Chizzoniti, che tutto può dirsi tranne homo novus (perdoni il latinismo...) dovrebbe per un attimo abbandonare l'idea di censore che si è cucito addosso e dirci a cosa pensava mentre era esponente di spicco della maggioranza scopellitiana, tanto da diventarne presidente del Consiglio Comunale. Non si è sottoposto a un confronto "reale", peccato per uno spirito così pugnace.

Ferrara, anch'egli nuovo Masaniello dopo aver ricoperto il ruolo di consigliere comunale di maggioranza, dovrebbe essere incalzato sulla campagna allarmista svolta, nelle scorse settimane, sull'arrivo di migliaia di persone disperate e che fuggono da luoghi di guerra. Dovrebbe spiegare perché e in che modo tale intransigenza possa essere un motivo di risalita per la città. Prima, però, ci dica cosa pensa del "Modello Reggio", dato che oggi è così attento al degrado, mentre fino a ieri appoggiava gli Scopelliti boys.

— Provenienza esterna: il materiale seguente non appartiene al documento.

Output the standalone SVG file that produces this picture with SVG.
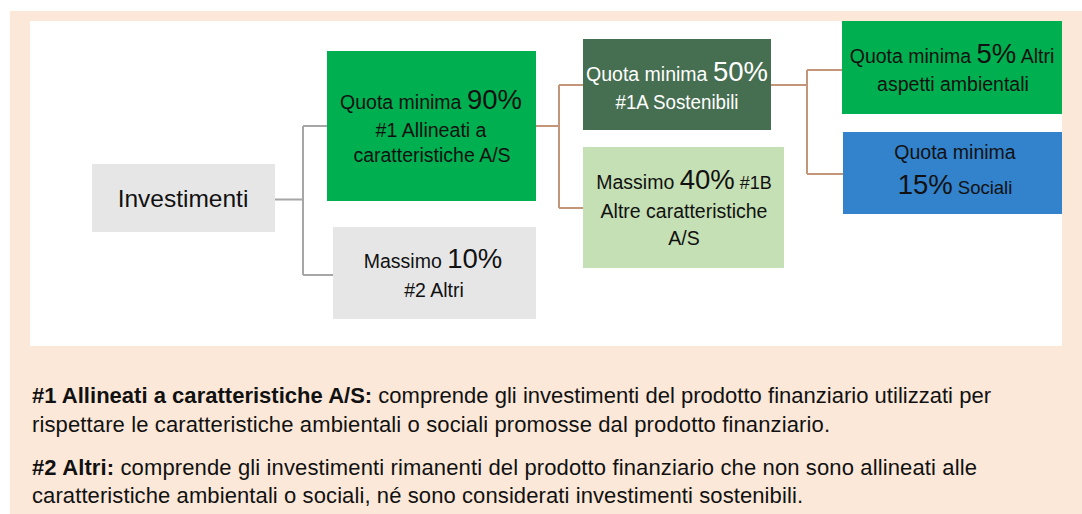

Proprio nel momento in cui la città avrebbe avuto bisogno delle proprie forze migliori, scendono in campo improvvisati e riciclati. E con essi, nelle liste, mezza città, tra incompetenti, trasformisti e arrampicatori (e arrampicatrici) alla ricerca di un posto al sole. Per questo non è possibile avere idee concrete. Non è possibile sapere cosa si farà per creare posti di lavoro (possibilmente evitando i metodi clientelari); non è possibile sapere se e come attuare un dignitoso sistema di raccolta differenziata dei rifiuti; non è possibile sapere se esistano soluzioni per cancellare l'emergenza idrica che in periferia, come al centro storico, in estate, come in inverno, ciclicamente proietta Reggio Calabria in condizioni da terzo mondo; non è possibile sapere se si intenda investire sull'associazionismo e sul sociale, che deve rappresentare il cuore pulsante di una città e non un coacervo di realtà che nascono solo per spillare soldi pubblici, magari in cambio di sostegno elettorale e politico; non è possibile sapere se, finalmente, le attività di Palazzo San Giorgio (a cominciare dai Consigli Comunali) possano avvenire sotto l'occhio attento della cittadinanza, in regime di piena trasparenza; non è possibile sapere se, dopo il successo del Gay Pride, si voglia effettivamente dare uno scatto di dignità e di modernità alla città attraverso le unioni civili; non è possibile sapere se si intende adottare misure (per esempio l'esenzione dai tributi o la predisposizione di bandi appositi) per commercianti e aziende che denunciano la 'ndrangheta; non è possibile sapere se si intende adottare qualche forma di premialità per le aziende sottratte alle cosche, favorendo, magari, la costituzione di cooperative di lavoratori.

Non è possibile sapere, concretamente, fuori dagli slogan, se si intende fare questo e molto altro. Ma, soprattutto il "come" fare tutto ciò. Benvenuti nel regno della "supercazzola".

Lo slogan è ancor più scontato di quelli usati dai candidati reggini: "Come se fosse antani".